▶ **WORK TO DO**
Leave out the pictures and repeat the data exactly.

▶ **RAW DATA**
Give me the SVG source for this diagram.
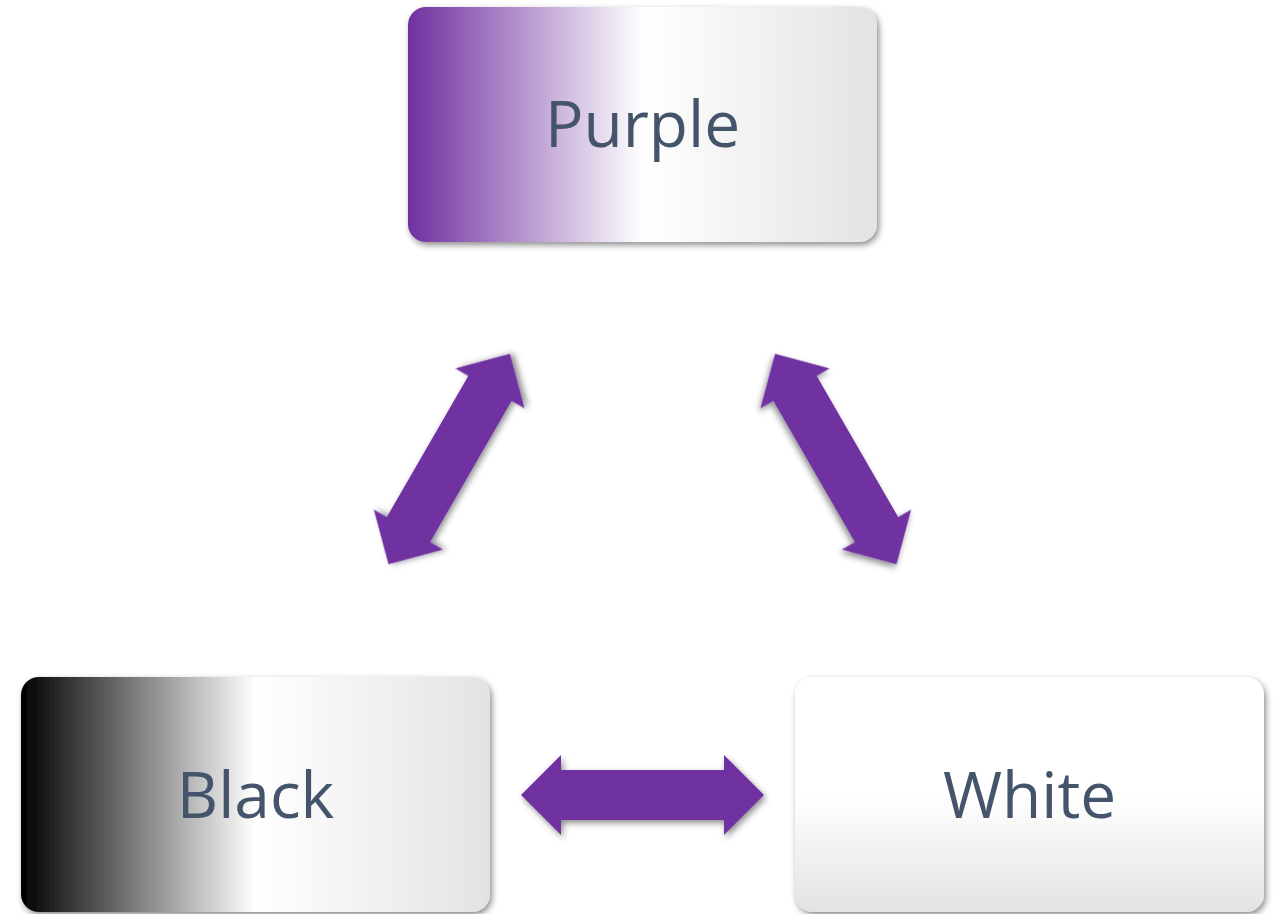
<svg xmlns="http://www.w3.org/2000/svg" width="1273" height="914" viewBox="0 0 1273 914">
<defs>
<linearGradient id="gPurple" x1="0" y1="0" x2="1" y2="0">
<stop offset="0" stop-color="#7030A0"/>
<stop offset="0.5" stop-color="#FFFFFF"/>
<stop offset="1" stop-color="#E3E3E3"/>
</linearGradient>
<linearGradient id="gBlack" x1="0" y1="0" x2="1" y2="0">
<stop offset="0" stop-color="#000000"/>
<stop offset="0.5" stop-color="#FFFFFF"/>
<stop offset="1" stop-color="#E3E3E3"/>
</linearGradient>
<linearGradient id="gWhite" x1="0" y1="0" x2="0" y2="1">
<stop offset="0" stop-color="#FFFFFF"/>
<stop offset="0.5" stop-color="#FFFFFF"/>
<stop offset="1" stop-color="#E3E3E3"/>
</linearGradient>
<filter id="shadow" x="-10%" y="-10%" width="125%" height="130%">
<feDropShadow dx="2" dy="3" stdDeviation="3" flood-color="#000" flood-opacity="0.45"/>
</filter>
<path id="dblArrow" d="M -121.5 0 L -81.5 -40 L -81.5 -25 L 81.5 -25 L 81.5 -40 L 121.5 0 L 81.5 40 L 81.5 25 L -81.5 25 L -81.5 40 Z"/>
</defs>
<style>
.box { filter: url(#shadow); }
.label { font-family: "Open Sans", "Noto Sans", sans-serif; font-size: 64px; fill: #44546A; text-anchor: middle; }
.arrow { fill: #7030A0; filter: url(#shadow); }
</style>
<rect width="1273" height="914" fill="#FFFFFF"/>
<g id="connectors">
<use href="#dblArrow" class="arrow" transform="translate(449.2 459) rotate(-60)"/>
<use href="#dblArrow" class="arrow" transform="translate(835.8 459) rotate(60)"/>
<use href="#dblArrow" class="arrow" transform="translate(642.5 795)"/>
</g>
<g id="node-purple">
<rect class="box" x="408" y="7" width="469" height="235" rx="18" fill="url(#gPurple)"/>
<text class="label" x="642.5" y="147">Purple</text>
</g>
<g id="node-black">
<rect class="box" x="21" y="677" width="469" height="235" rx="18" fill="url(#gBlack)"/>
<text class="label" x="255.5" y="818">Black</text>
</g>
<g id="node-white">
<rect class="box" x="795" y="677" width="469" height="235" rx="18" fill="url(#gWhite)"/>
<text class="label" x="1029.5" y="818">White</text>
</g>
</svg>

▶ **THE OUTPUT**
Give me the SVG source for this diagram.
<svg xmlns="http://www.w3.org/2000/svg" width="1273" height="914" viewBox="0 0 1273 914">
<defs>
<linearGradient id="gPurple" x1="0" y1="0" x2="1" y2="0">
<stop offset="0" stop-color="#7030A0"/>
<stop offset="0.5" stop-color="#FFFFFF"/>
<stop offset="1" stop-color="#E3E3E3"/>
</linearGradient>
<linearGradient id="gBlack" x1="0" y1="0" x2="1" y2="0">
<stop offset="0" stop-color="#000000"/>
<stop offset="0.5" stop-color="#FFFFFF"/>
<stop offset="1" stop-color="#E3E3E3"/>
</linearGradient>
<linearGradient id="gWhite" x1="0" y1="0" x2="0" y2="1">
<stop offset="0" stop-color="#FFFFFF"/>
<stop offset="0.5" stop-color="#FFFFFF"/>
<stop offset="1" stop-color="#E3E3E3"/>
</linearGradient>
<filter id="shadow" x="-10%" y="-10%" width="125%" height="130%">
<feDropShadow dx="2" dy="3" stdDeviation="3" flood-color="#000" flood-opacity="0.45"/>
</filter>
<path id="dblArrow" d="M -121.5 0 L -81.5 -40 L -81.5 -25 L 81.5 -25 L 81.5 -40 L 121.5 0 L 81.5 40 L 81.5 25 L -81.5 25 L -81.5 40 Z"/>
</defs>
<style>
.box { filter: url(#shadow); }
.label { font-family: "Open Sans", "Noto Sans", sans-serif; font-size: 64px; fill: #44546A; text-anchor: middle; }
.arrow { fill: #7030A0; filter: url(#shadow); }
</style>
<rect width="1273" height="914" fill="#FFFFFF"/>
<g id="connectors">
<use href="#dblArrow" class="arrow" transform="translate(449.2 459) rotate(-60)"/>
<use href="#dblArrow" class="arrow" transform="translate(835.8 459) rotate(60)"/>
<use href="#dblArrow" class="arrow" transform="translate(642.5 795)"/>
</g>
<g id="node-purple">
<rect class="box" x="408" y="7" width="469" height="235" rx="18" fill="url(#gPurple)"/>
<text class="label" x="642.5" y="147">Purple</text>
</g>
<g id="node-black">
<rect class="box" x="21" y="677" width="469" height="235" rx="18" fill="url(#gBlack)"/>
<text class="label" x="255.5" y="818">Black</text>
</g>
<g id="node-white">
<rect class="box" x="795" y="677" width="469" height="235" rx="18" fill="url(#gWhite)"/>
<text class="label" x="1029.5" y="818">White</text>
</g>
</svg>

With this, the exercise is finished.